Excuse my language (as in the title) but I couldn’t come up with a better name for this week’s food experiment. I’ve been up to my neck in cranberries and made four (FOUR!) sauces just so I could report back to you in time for Thanksgiving, in case you’re still looking for a good cranberry sauce recipe.
If you’re like me, you came to cranberry sauce late. It was always that jelly thing in the corner that I would skip in favor of the mashed potatoes, turkey drumstick, and most importantly, the gravy! However, I eventually realized how the tart of cranberry brings out the flavor of roast turkey. More importantly, the sauciness of it can balance out the dryness of the meat. And who doesn’t like a dab of sauciness now and then?
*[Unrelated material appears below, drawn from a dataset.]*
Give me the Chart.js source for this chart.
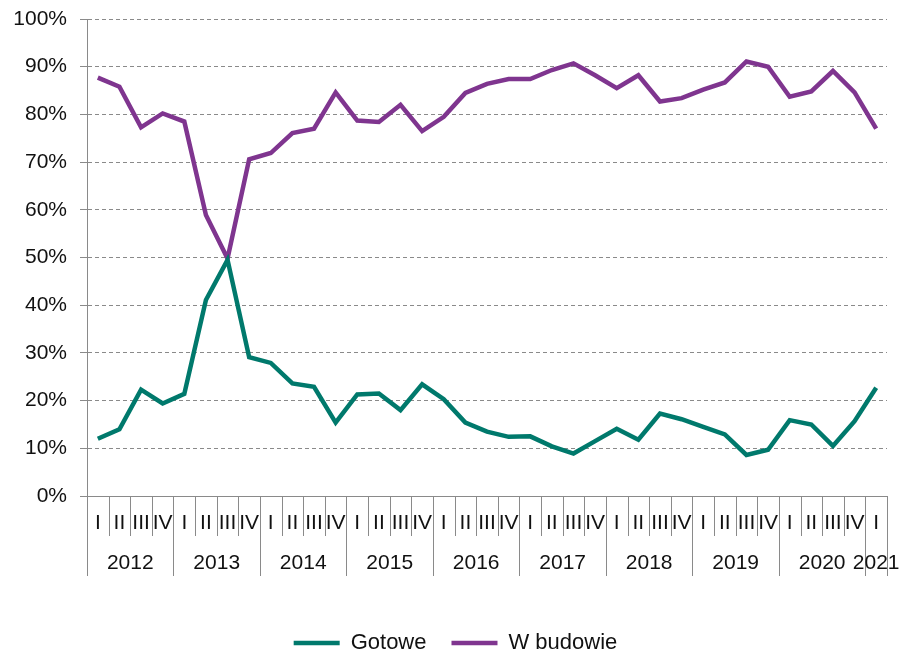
<!DOCTYPE html>
<html><head><meta charset="utf-8">
<script src="https://cdn.jsdelivr.net/npm/chart.js@4/dist/chart.umd.min.js"></script>
<style>html,body{margin:0;padding:0;background:#fff}</style>
</head><body>
<canvas id="c" width="902" height="652"></canvas>
<script>
const quarters = ['I','II','III','IV','I','II','III','IV','I','II','III','IV','I','II','III','IV','I','II','III','IV','I','II','III','IV','I','II','III','IV','I','II','III','IV','I','II','III','IV','I'];
const years = ['2012','2013','2014','2015','2016','2017','2018','2019','2020','2021'];
const yearQuarterCount = [4,4,4,4,4,4,4,4,4,1];
const gotowe = [12.0,14.0,22.3,19.4,21.4,41.1,49.5,29.1,27.9,23.6,22.9,15.4,21.3,21.5,18.0,23.4,20.3,15.4,13.5,12.4,12.5,10.4,8.9,11.5,14.1,11.8,17.3,16.1,14.5,12.9,8.6,9.7,15.9,15.0,10.5,15.7,22.7];
const wBudowie = [87.7,85.8,77.3,80.2,78.5,58.9,49.8,70.6,71.9,76.1,77.0,84.6,78.7,78.4,82.0,76.5,79.5,84.5,86.4,87.4,87.4,89.3,90.7,88.2,85.5,88.2,82.7,83.4,85.2,86.7,91.1,90.0,83.7,84.8,89.1,84.6,77.0];
const yTicks = [0,10,20,30,40,50,60,70,80,90,100];

const FONT = 'Liberation Sans, Arial, sans-serif';
const AXIS = '#8a8a8a';
const TEXT = '#111111';

const legendShift = {
  id: 'legendShift',
  beforeLayout(chart) {
    const lg = chart.legend;
    if (lg && !lg.__patched) {
      const f = lg.fit;
      lg.fit = function () { f.call(this); this.height -= 12; };
      lg.__patched = true;
    }
  },
  afterLayout(chart) {
    const lg = chart.legend;
    if (lg) { lg.left += 12; lg.right += 12; }
  }
};

const multiAxis = {
  id: 'multiAxis',
  afterDraw(chart) {
    const xs = chart.scales.x;
    const ctx = chart.ctx;
    const top = chart.chartArea.bottom;
    const w = xs.getPixelForValue(1) - xs.getPixelForValue(0);
    ctx.save();
    ctx.strokeStyle = AXIS;
    ctx.lineWidth = 1;
    let starts = [];
    let acc = 0;
    yearQuarterCount.forEach(n => { starts.push(acc); acc += n; });
    for (let i = 0; i <= quarters.length; i++) {
      let x;
      if (i === 0) x = chart.chartArea.left;
      else if (i === quarters.length) x = chart.chartArea.right;
      else x = xs.getPixelForValue(i) - w / 2;
      const isYear = starts.includes(i) || i === quarters.length;
      const len = isYear ? 80 : 40;
      const px = Math.round(x) + 0.5;
      ctx.beginPath();
      ctx.moveTo(px, top);
      ctx.lineTo(px, top + len);
      ctx.stroke();
    }
    ctx.fillStyle = TEXT;
    ctx.font = '21px ' + FONT;
    ctx.textAlign = 'center';
    ctx.textBaseline = 'alphabetic';
    years.forEach((y, k) => {
      const a = starts[k], b = starts[k] + yearQuarterCount[k] - 1;
      const cx = (xs.getPixelForValue(a) + xs.getPixelForValue(b)) / 2;
      ctx.fillText(y, cx, top + 73);
    });
    ctx.restore();
  }
};

new Chart(document.getElementById('c'), {
  type: 'line',
  data: {
    labels: quarters,
    datasets: [
      { label: 'Gotowe', data: gotowe, borderColor: '#00796c', backgroundColor: '#00796c', borderWidth: 4.5, pointRadius: 0, tension: 0 },
      { label: 'W budowie', data: wBudowie, borderColor: '#7f358f', backgroundColor: '#7f358f', borderWidth: 4.5, pointRadius: 0, tension: 0 }
    ]
  },
  options: {
    responsive: false,
    animation: false,
    devicePixelRatio: 1,
    layout: { padding: { left: 0, right: 15, top: 19, bottom: 0 } },
    plugins: {
      tooltip: { enabled: false },
      legend: {
        position: 'bottom',
        labels: {
          usePointStyle: true,
          pointStyle: 'line',
          pointStyleWidth: 46,
          padding: 25,
          color: TEXT,
          font: { family: FONT, size: 22 }
        }
      }
    },
    scales: {
      x: {
        offset: true,
        grid: { display: false, drawTicks: false },
        border: { display: true, color: AXIS, width: 1 },
        ticks: { autoSkip: false, maxRotation: 0, minRotation: 0, padding: 15, color: TEXT, font: { family: FONT, size: 21 } },
        afterFit(s) { s.height = 111; }
      },
      y: {
        min: 0, max: 100,
        afterBuildTicks(s) { s.ticks = yTicks.map(v => ({ value: v })); },
        grid: { color: AXIS, lineWidth: 1, drawTicks: true, tickLength: 7, tickColor: AXIS, tickBorderDash: [], tickWidth: 1 },
        border: { display: true, color: AXIS, width: 1, dash: [4, 3] },
        ticks: { padding: 13, color: TEXT, font: { family: FONT, size: 21, lineHeight: 0.5 }, callback: v => v + '%' },
        afterFit(s) { s.width = 87; }
      }
    }
  },
  plugins: [legendShift, multiAxis]
});
</script>
</body></html>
I’ve never made cranberry sauce before and I decided that this year would be the year of cranberries. Two Thanksgiving potlucks (this past Sunday and this coming Thursday) provided just the right venue for me to make lots of varieties without getting stuck with 4 tubs of cranberry sauce. It wouldn’t be right for me to judge them, since I made two tonight and won’t have them with turkey until Thursday, so I’ll just list them here and describe their essence, and you can decide for yourself whether they’re worthy of your Thanksgiving feast.
Sauce #1: Traditional with orange zest
I got this one from smitten kitchen, a fantastic food blog with great recipes and awesome food porn. The original recipe can be found here, but here it is slightly modified by me:
2/3 cup granulated sugar
1 cup water
1 (12-ounce) package fresh or frozen cranberries
Several julienned strips of orange peel, or thick pieces of zest (~1/4 of an navel or blood orange)
A few squeezes of orange juice (from 1/2 orange)
Optional: Add a couple drops of vanilla extract and a sprinkle of ground nutmeg.
Combine water and sugar in a medium saucepan. Bring to boil; add cranberries and zest, return to boil. Reduce heat and boil gently for 15-20 minutes, stirring occasionally. Add a few squeezes of fresh orange juice. Cover and cool completely at room temperature. Refrigerate until serving time.
I really enjoyed this one, and I think it was a favorite amongst the guests at the pre-Thanksgiving potluck I went to yesterday. It’s tangy and citrus-y with just a hint of sweetness. Perfect with turkey.
1 15-ounce can jellied cranberry sauce
1 15-ounce can whole-berry cranberry sauce
1 bag frozen mixed berries, not defrosted
1 handful chopped walnuts
Break up the jellied cranberry sauce into chunks in a large bowl. Add remaining ingredients. Stir. Frozen berries will melt as it sits.
This was really good but also incredibly sweet. It’s fine with turkey but also went well with apple crumble, and, I’d imagine, ice cream and yogurt.
1 Tbsp vegetable oil
2/3 cup shallots, coarsely chopped
12-oz cranberries, fresh or frozen
2/3 cup sugar
3 Tbsp cider vinegar
1 tsp minced garlic
1 tsp minced ginger
1/2 tsp salt
1/8 tsp red pepper flakes
Heat oil in 3-quart heavy saucepan. Add shallots and cook until tender. Add remaining ingredients and simmer until berries pop, about 12 minutes. Let cool. Can be refrigerated up to 1 week.
Again, I don’t have a fair comparison in the absence of turkey accompaniment, but this sauce is really complex and savory. There’s the ginger and the shallots, followed by the cranberry tart and finally the sugar. I’m looking forward to enjoying this one with the turkey on Thursday!
Sauce #4: Cranberry and Pickled Beet Relish
This one is also from the Gourmet Cookbook.
1/2 cup red wine vinegar
1/2 cup water
2/3 cup sugar
12 oz fresh or frozen cranberries
1-16 oz jar sliced pickled beets, drained and quartered
Combine vinegar, water, and sugar and bring to a boil. Add cranberries and simmer until berries pop (15 min). Stir in beets, remove from heat, and cool. Serve chilled or at room temperature. Keeps up to 4 days in the refrigerator.
This one is SOUR. My face kept puckering as I tasted it. In isolation, I’d say it’s my least favorite but it might be nice with turkey. The pickled beets really bring some interesting, earthy taste to it. We’ll have to see.
Before I finish this post, I wanted to encourage everyone to donate either canned goods, time, or cash money to your local food bank. Give thanks for all that you have by sharing just a tiny bit of your wealth with those in your community who are less fortunate. Happy Thanksgiving!!! Gobble gobble!